1\. First we will be using an app to find friends.

2\. Then another app to message friends.

3\. Then a third app to share photos with friends.

4\. Of course we want to share music with friends, yet via another app

5\. If I am having a long shit on the toilet and want to share this experience
with my friends in a way that doesn't persist forever then I'll be using
another app for that.

6\. If I want to meet up we'll be using an app to decide when

7\. Once we finally could work out the complexity of deciding when to meet up
(thanks to the great app designed to help us with this hugely difficult world
problem), then we'll be using another app to decide what we want to eat. We
100% need an app for that, because!

8\. Another app will navigate me from my home to our chosen place, because we
all selected the most inconvenient place to meet based on the great app which
has suggested it to us.

9\. But I'm not going there just old school. I have an app which will order me
a self driving car to get me there.

10\. Before we arrive we will use another app to quickly make a reservation.

11\. In the restaurant the first thing we need to do is to download and
install a new app which will allow us to order & pay for our food.

12\. Finally we are all sitting together and now we can get on with the real
nice things in life... sharing with each other all the other great apps we
recently discovered to "improve" our lives.

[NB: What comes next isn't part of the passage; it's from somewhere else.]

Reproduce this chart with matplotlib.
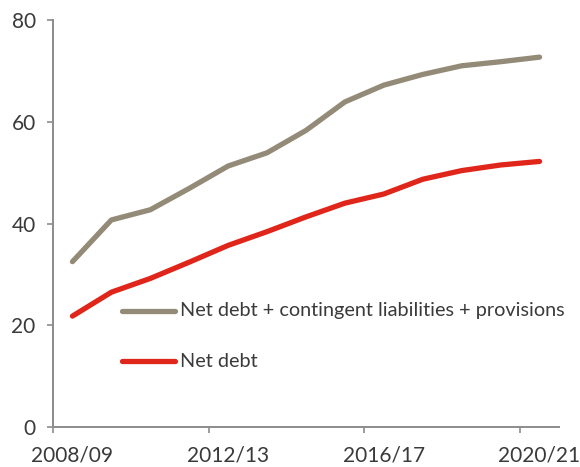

13\. Attention is at an all level high at about 1%, the other 99% we are being
busy to constantly respond to our 1000 app notifications. Our self driving car
needs tipping, our restaurant suggestion app wants a review on the Play Store,
another distant friend has just shared a video of them eating a really
exciting Avocado sandwich.

14\. I am so happy! My life was never better!

------
onion2k
The second person to sign up can just click any existing option that isn't the
one they entered and hit "decide it" to make that the winner before the other
participants arrive. Anyone who arrives later can 'disagree' by not clicking
the agree checkbox but there isn't a way to vote for a different option unless
I've missed something fundamental in the UI. I guess this would work if
everyone agrees to wait for the other people and then vote at the same time,
but if doesn't seem to work very well otherwise.